:: Your objective ::
Restate all of the entries exactly, dropping any pictures they hold.

── Entries supplied ──

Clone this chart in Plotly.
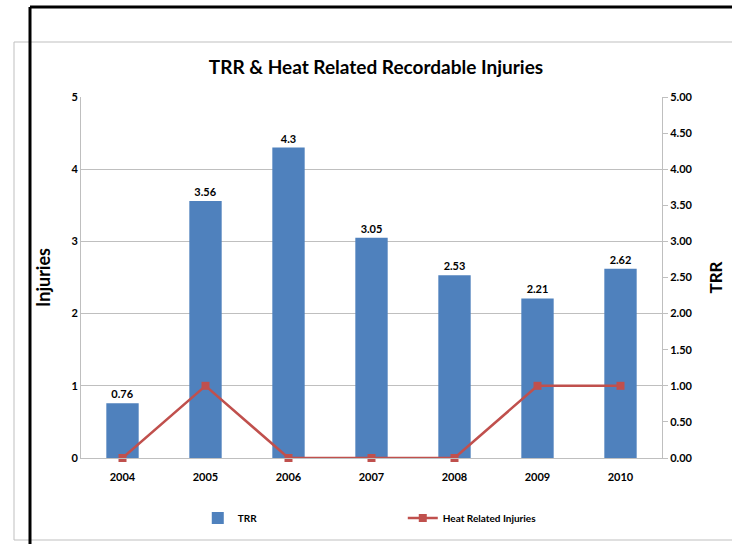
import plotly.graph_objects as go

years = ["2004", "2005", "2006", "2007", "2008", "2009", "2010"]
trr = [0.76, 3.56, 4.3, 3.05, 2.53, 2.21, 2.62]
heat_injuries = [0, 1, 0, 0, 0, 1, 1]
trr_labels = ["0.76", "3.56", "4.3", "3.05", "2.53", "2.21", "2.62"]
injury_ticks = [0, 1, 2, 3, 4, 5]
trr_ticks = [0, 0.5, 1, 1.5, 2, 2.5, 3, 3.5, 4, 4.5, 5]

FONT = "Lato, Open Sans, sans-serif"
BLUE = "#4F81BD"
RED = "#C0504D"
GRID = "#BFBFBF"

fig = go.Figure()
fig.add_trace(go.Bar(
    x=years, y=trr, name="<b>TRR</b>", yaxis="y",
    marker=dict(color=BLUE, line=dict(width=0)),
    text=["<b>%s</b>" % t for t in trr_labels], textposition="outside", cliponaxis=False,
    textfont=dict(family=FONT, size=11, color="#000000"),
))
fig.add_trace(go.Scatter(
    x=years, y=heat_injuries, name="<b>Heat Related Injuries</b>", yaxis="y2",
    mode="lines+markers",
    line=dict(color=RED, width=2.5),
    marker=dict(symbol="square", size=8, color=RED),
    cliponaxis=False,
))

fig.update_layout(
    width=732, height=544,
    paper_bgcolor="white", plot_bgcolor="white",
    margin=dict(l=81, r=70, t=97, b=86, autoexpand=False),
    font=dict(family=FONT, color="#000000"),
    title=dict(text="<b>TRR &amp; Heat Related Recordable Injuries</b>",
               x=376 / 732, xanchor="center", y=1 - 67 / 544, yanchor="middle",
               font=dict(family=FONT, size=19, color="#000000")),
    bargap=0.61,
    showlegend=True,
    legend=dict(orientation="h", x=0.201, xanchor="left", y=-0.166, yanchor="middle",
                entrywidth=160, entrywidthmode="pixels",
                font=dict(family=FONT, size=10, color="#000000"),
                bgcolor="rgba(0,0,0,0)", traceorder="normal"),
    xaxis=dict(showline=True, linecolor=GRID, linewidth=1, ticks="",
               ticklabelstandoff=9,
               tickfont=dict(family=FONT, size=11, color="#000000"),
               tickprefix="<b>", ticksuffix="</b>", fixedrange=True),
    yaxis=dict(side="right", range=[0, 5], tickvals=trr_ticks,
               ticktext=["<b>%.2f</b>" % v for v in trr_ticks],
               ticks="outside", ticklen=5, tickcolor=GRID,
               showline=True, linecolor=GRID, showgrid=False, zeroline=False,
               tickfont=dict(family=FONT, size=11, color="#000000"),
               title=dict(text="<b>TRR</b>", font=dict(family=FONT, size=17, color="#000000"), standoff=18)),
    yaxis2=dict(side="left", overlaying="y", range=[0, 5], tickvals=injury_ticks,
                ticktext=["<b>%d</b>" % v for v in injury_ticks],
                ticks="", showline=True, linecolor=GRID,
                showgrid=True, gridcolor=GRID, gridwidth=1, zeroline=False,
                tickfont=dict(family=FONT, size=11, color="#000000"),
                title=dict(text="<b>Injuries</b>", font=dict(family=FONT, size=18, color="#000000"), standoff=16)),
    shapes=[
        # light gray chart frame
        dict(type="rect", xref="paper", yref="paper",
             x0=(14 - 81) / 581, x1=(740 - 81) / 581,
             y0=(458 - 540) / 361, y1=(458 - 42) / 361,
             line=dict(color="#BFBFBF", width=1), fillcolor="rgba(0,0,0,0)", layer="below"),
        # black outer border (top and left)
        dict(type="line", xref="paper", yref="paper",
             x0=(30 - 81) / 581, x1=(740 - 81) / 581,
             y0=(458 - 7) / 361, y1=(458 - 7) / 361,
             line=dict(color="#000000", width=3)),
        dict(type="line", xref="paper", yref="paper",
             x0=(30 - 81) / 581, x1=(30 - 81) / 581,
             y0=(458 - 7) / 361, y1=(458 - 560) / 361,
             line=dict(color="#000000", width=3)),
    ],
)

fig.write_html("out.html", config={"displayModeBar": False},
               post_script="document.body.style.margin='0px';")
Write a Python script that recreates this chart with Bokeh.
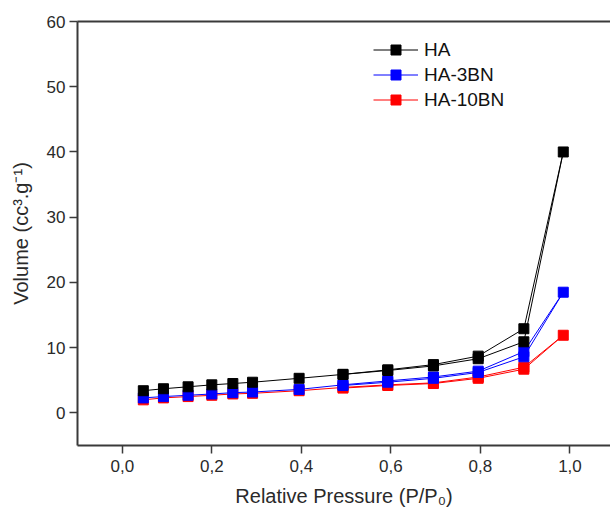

───

:: Output below ::
Clone this chart in Plotly.
import plotly.graph_objects as go

years = ["2004", "2005", "2006", "2007", "2008", "2009", "2010"]
trr = [0.76, 3.56, 4.3, 3.05, 2.53, 2.21, 2.62]
heat_injuries = [0, 1, 0, 0, 0, 1, 1]
trr_labels = ["0.76", "3.56", "4.3", "3.05", "2.53", "2.21", "2.62"]
injury_ticks = [0, 1, 2, 3, 4, 5]
trr_ticks = [0, 0.5, 1, 1.5, 2, 2.5, 3, 3.5, 4, 4.5, 5]

FONT = "Lato, Open Sans, sans-serif"
BLUE = "#4F81BD"
RED = "#C0504D"
GRID = "#BFBFBF"

fig = go.Figure()
fig.add_trace(go.Bar(
    x=years, y=trr, name="<b>TRR</b>", yaxis="y",
    marker=dict(color=BLUE, line=dict(width=0)),
    text=["<b>%s</b>" % t for t in trr_labels], textposition="outside", cliponaxis=False,
    textfont=dict(family=FONT, size=11, color="#000000"),
))
fig.add_trace(go.Scatter(
    x=years, y=heat_injuries, name="<b>Heat Related Injuries</b>", yaxis="y2",
    mode="lines+markers",
    line=dict(color=RED, width=2.5),
    marker=dict(symbol="square", size=8, color=RED),
    cliponaxis=False,
))

fig.update_layout(
    width=732, height=544,
    paper_bgcolor="white", plot_bgcolor="white",
    margin=dict(l=81, r=70, t=97, b=86, autoexpand=False),
    font=dict(family=FONT, color="#000000"),
    title=dict(text="<b>TRR &amp; Heat Related Recordable Injuries</b>",
               x=376 / 732, xanchor="center", y=1 - 67 / 544, yanchor="middle",
               font=dict(family=FONT, size=19, color="#000000")),
    bargap=0.61,
    showlegend=True,
    legend=dict(orientation="h", x=0.201, xanchor="left", y=-0.166, yanchor="middle",
                entrywidth=160, entrywidthmode="pixels",
                font=dict(family=FONT, size=10, color="#000000"),
                bgcolor="rgba(0,0,0,0)", traceorder="normal"),
    xaxis=dict(showline=True, linecolor=GRID, linewidth=1, ticks="",
               ticklabelstandoff=9,
               tickfont=dict(family=FONT, size=11, color="#000000"),
               tickprefix="<b>", ticksuffix="</b>", fixedrange=True),
    yaxis=dict(side="right", range=[0, 5], tickvals=trr_ticks,
               ticktext=["<b>%.2f</b>" % v for v in trr_ticks],
               ticks="outside", ticklen=5, tickcolor=GRID,
               showline=True, linecolor=GRID, showgrid=False, zeroline=False,
               tickfont=dict(family=FONT, size=11, color="#000000"),
               title=dict(text="<b>TRR</b>", font=dict(family=FONT, size=17, color="#000000"), standoff=18)),
    yaxis2=dict(side="left", overlaying="y", range=[0, 5], tickvals=injury_ticks,
                ticktext=["<b>%d</b>" % v for v in injury_ticks],
                ticks="", showline=True, linecolor=GRID,
                showgrid=True, gridcolor=GRID, gridwidth=1, zeroline=False,
                tickfont=dict(family=FONT, size=11, color="#000000"),
                title=dict(text="<b>Injuries</b>", font=dict(family=FONT, size=18, color="#000000"), standoff=16)),
    shapes=[
        # light gray chart frame
        dict(type="rect", xref="paper", yref="paper",
             x0=(14 - 81) / 581, x1=(740 - 81) / 581,
             y0=(458 - 540) / 361, y1=(458 - 42) / 361,
             line=dict(color="#BFBFBF", width=1), fillcolor="rgba(0,0,0,0)", layer="below"),
        # black outer border (top and left)
        dict(type="line", xref="paper", yref="paper",
             x0=(30 - 81) / 581, x1=(740 - 81) / 581,
             y0=(458 - 7) / 361, y1=(458 - 7) / 361,
             line=dict(color="#000000", width=3)),
        dict(type="line", xref="paper", yref="paper",
             x0=(30 - 81) / 581, x1=(30 - 81) / 581,
             y0=(458 - 7) / 361, y1=(458 - 560) / 361,
             line=dict(color="#000000", width=3)),
    ],
)

fig.write_html("out.html", config={"displayModeBar": False},
               post_script="document.body.style.margin='0px';")
Write a Python script that recreates this chart with Bokeh.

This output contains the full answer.